▶ **TO BE DONE**: Copy out every line exactly, passing over the pictures.

▶ **SOURCE EXCERPT**:
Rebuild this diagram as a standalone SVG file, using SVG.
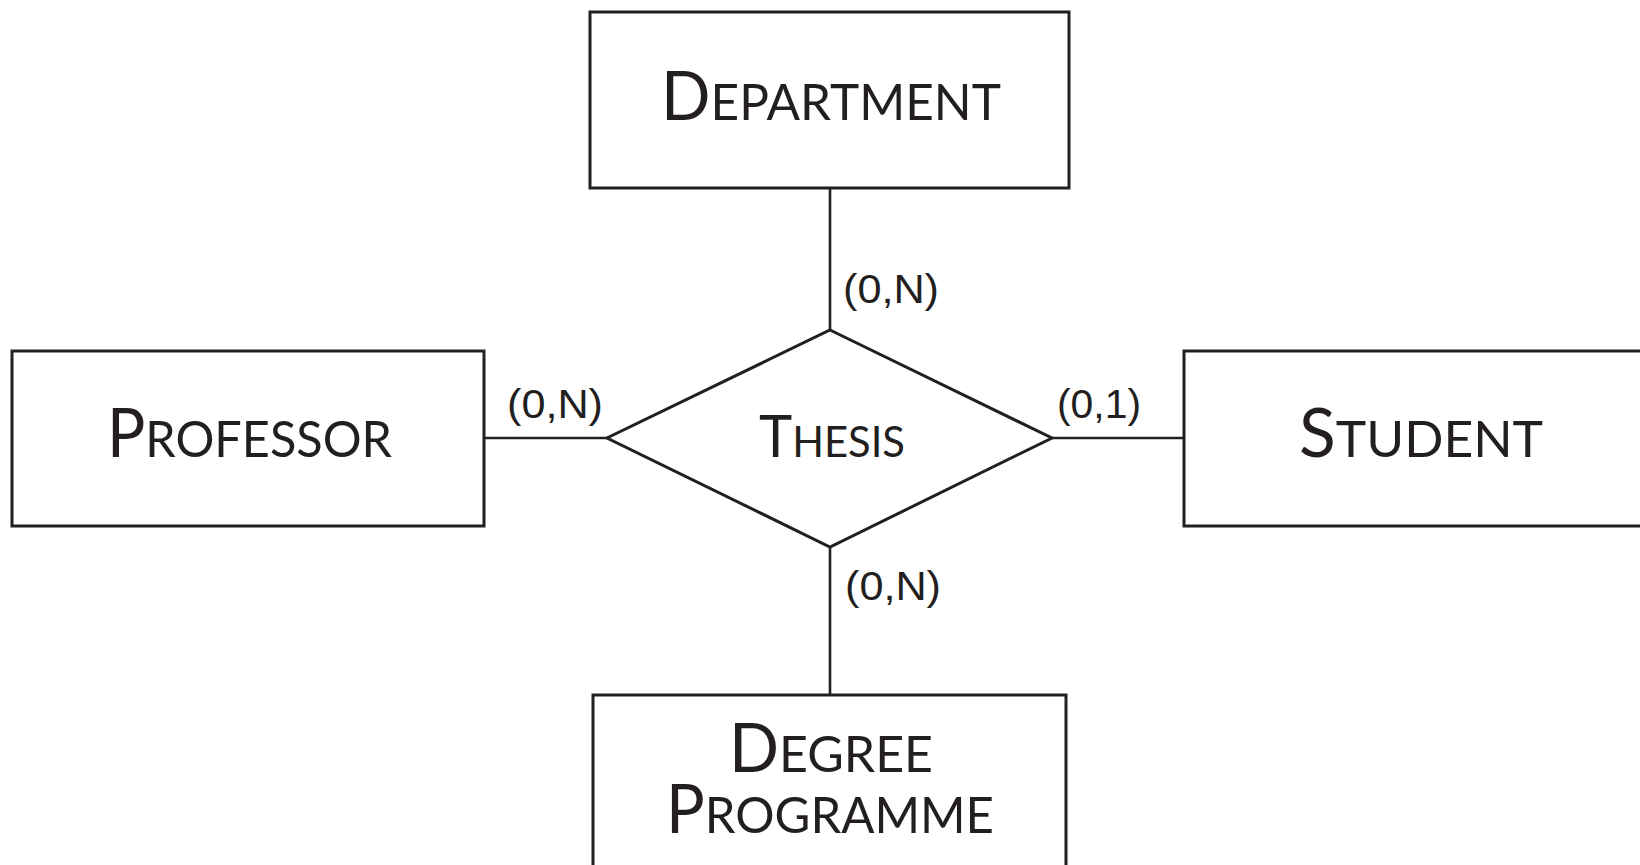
<svg xmlns="http://www.w3.org/2000/svg" width="1640" height="865" viewBox="0 0 1640 865">
<style>
.ent{fill:#fff;stroke:#231f20;stroke-width:3}
.rel{fill:#fff;stroke:#231f20;stroke-width:3;stroke-linejoin:miter}
.ln{stroke:#231f20;stroke-width:2.6;fill:none}
.t{font-family:Lato,"Liberation Sans",sans-serif;fill:#231f20}
.big{font-size:67px}
.sm{font-size:51px}
.tbig{font-size:58px}
.tsm{font-size:43px}
.card{font-family:"Liberation Sans",Arial,sans-serif;font-size:40px;fill:#231f20}
</style>
<rect width="1640" height="865" fill="#fff"/>
<g id="connectors">
<line class="ln" x1="830" y1="188" x2="830" y2="330"/>
<line class="ln" x1="830" y1="547" x2="830" y2="695"/>
<line class="ln" x1="484" y1="438" x2="607" y2="438"/>
<line class="ln" x1="1052" y1="438" x2="1184" y2="438"/>
<text class="card" x="843" y="303" textLength="96" lengthAdjust="spacingAndGlyphs">(0,N)</text>
<text class="card" x="507" y="418" textLength="96" lengthAdjust="spacingAndGlyphs">(0,N)</text>
<text class="card" x="1057" y="418" textLength="84" lengthAdjust="spacingAndGlyphs">(0,1)</text>
<text class="card" x="845" y="600" textLength="96" lengthAdjust="spacingAndGlyphs">(0,N)</text>
</g>
<g id="department">
<rect class="ent" x="590" y="12" width="479" height="176"/>
<text class="t" x="661" y="120" textLength="340" lengthAdjust="spacingAndGlyphs"><tspan class="big">D</tspan><tspan class="sm">EPARTMENT</tspan></text>
</g>
<g id="professor">
<rect class="ent" x="12" y="351" width="472" height="175"/>
<text class="t" x="107" y="457" textLength="285" lengthAdjust="spacingAndGlyphs"><tspan class="big">P</tspan><tspan class="sm">ROFESSOR</tspan></text>
</g>
<g id="student">
<rect class="ent" x="1184" y="351" width="470" height="175"/>
<text class="t" x="1299" y="457" textLength="244" lengthAdjust="spacingAndGlyphs"><tspan class="big">S</tspan><tspan class="sm">TUDENT</tspan></text>
</g>
<g id="thesis">
<polygon class="rel" points="830,330 1052,438 830,547 607,438"/>
<text class="t" x="759" y="457" textLength="146" lengthAdjust="spacingAndGlyphs"><tspan class="tbig">T</tspan><tspan class="tsm">HESIS</tspan></text>
</g>
<g id="degree-programme">
<rect class="ent" x="593" y="695" width="473" height="190"/>
<text class="t" x="729" y="772" textLength="204" lengthAdjust="spacingAndGlyphs"><tspan class="big">D</tspan><tspan class="sm">EGREE</tspan></text>
<text class="t" x="666" y="833" textLength="328" lengthAdjust="spacingAndGlyphs"><tspan class="big">P</tspan><tspan class="sm">ROGRAMME</tspan></text>
</g>
</svg>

▶ **FINAL ANSWER**:
Rebuild this diagram as a standalone SVG file, using SVG.
<svg xmlns="http://www.w3.org/2000/svg" width="1640" height="865" viewBox="0 0 1640 865">
<style>
.ent{fill:#fff;stroke:#231f20;stroke-width:3}
.rel{fill:#fff;stroke:#231f20;stroke-width:3;stroke-linejoin:miter}
.ln{stroke:#231f20;stroke-width:2.6;fill:none}
.t{font-family:Lato,"Liberation Sans",sans-serif;fill:#231f20}
.big{font-size:67px}
.sm{font-size:51px}
.tbig{font-size:58px}
.tsm{font-size:43px}
.card{font-family:"Liberation Sans",Arial,sans-serif;font-size:40px;fill:#231f20}
</style>
<rect width="1640" height="865" fill="#fff"/>
<g id="connectors">
<line class="ln" x1="830" y1="188" x2="830" y2="330"/>
<line class="ln" x1="830" y1="547" x2="830" y2="695"/>
<line class="ln" x1="484" y1="438" x2="607" y2="438"/>
<line class="ln" x1="1052" y1="438" x2="1184" y2="438"/>
<text class="card" x="843" y="303" textLength="96" lengthAdjust="spacingAndGlyphs">(0,N)</text>
<text class="card" x="507" y="418" textLength="96" lengthAdjust="spacingAndGlyphs">(0,N)</text>
<text class="card" x="1057" y="418" textLength="84" lengthAdjust="spacingAndGlyphs">(0,1)</text>
<text class="card" x="845" y="600" textLength="96" lengthAdjust="spacingAndGlyphs">(0,N)</text>
</g>
<g id="department">
<rect class="ent" x="590" y="12" width="479" height="176"/>
<text class="t" x="661" y="120" textLength="340" lengthAdjust="spacingAndGlyphs"><tspan class="big">D</tspan><tspan class="sm">EPARTMENT</tspan></text>
</g>
<g id="professor">
<rect class="ent" x="12" y="351" width="472" height="175"/>
<text class="t" x="107" y="457" textLength="285" lengthAdjust="spacingAndGlyphs"><tspan class="big">P</tspan><tspan class="sm">ROFESSOR</tspan></text>
</g>
<g id="student">
<rect class="ent" x="1184" y="351" width="470" height="175"/>
<text class="t" x="1299" y="457" textLength="244" lengthAdjust="spacingAndGlyphs"><tspan class="big">S</tspan><tspan class="sm">TUDENT</tspan></text>
</g>
<g id="thesis">
<polygon class="rel" points="830,330 1052,438 830,547 607,438"/>
<text class="t" x="759" y="457" textLength="146" lengthAdjust="spacingAndGlyphs"><tspan class="tbig">T</tspan><tspan class="tsm">HESIS</tspan></text>
</g>
<g id="degree-programme">
<rect class="ent" x="593" y="695" width="473" height="190"/>
<text class="t" x="729" y="772" textLength="204" lengthAdjust="spacingAndGlyphs"><tspan class="big">D</tspan><tspan class="sm">EGREE</tspan></text>
<text class="t" x="666" y="833" textLength="328" lengthAdjust="spacingAndGlyphs"><tspan class="big">P</tspan><tspan class="sm">ROGRAMME</tspan></text>
</g>
</svg>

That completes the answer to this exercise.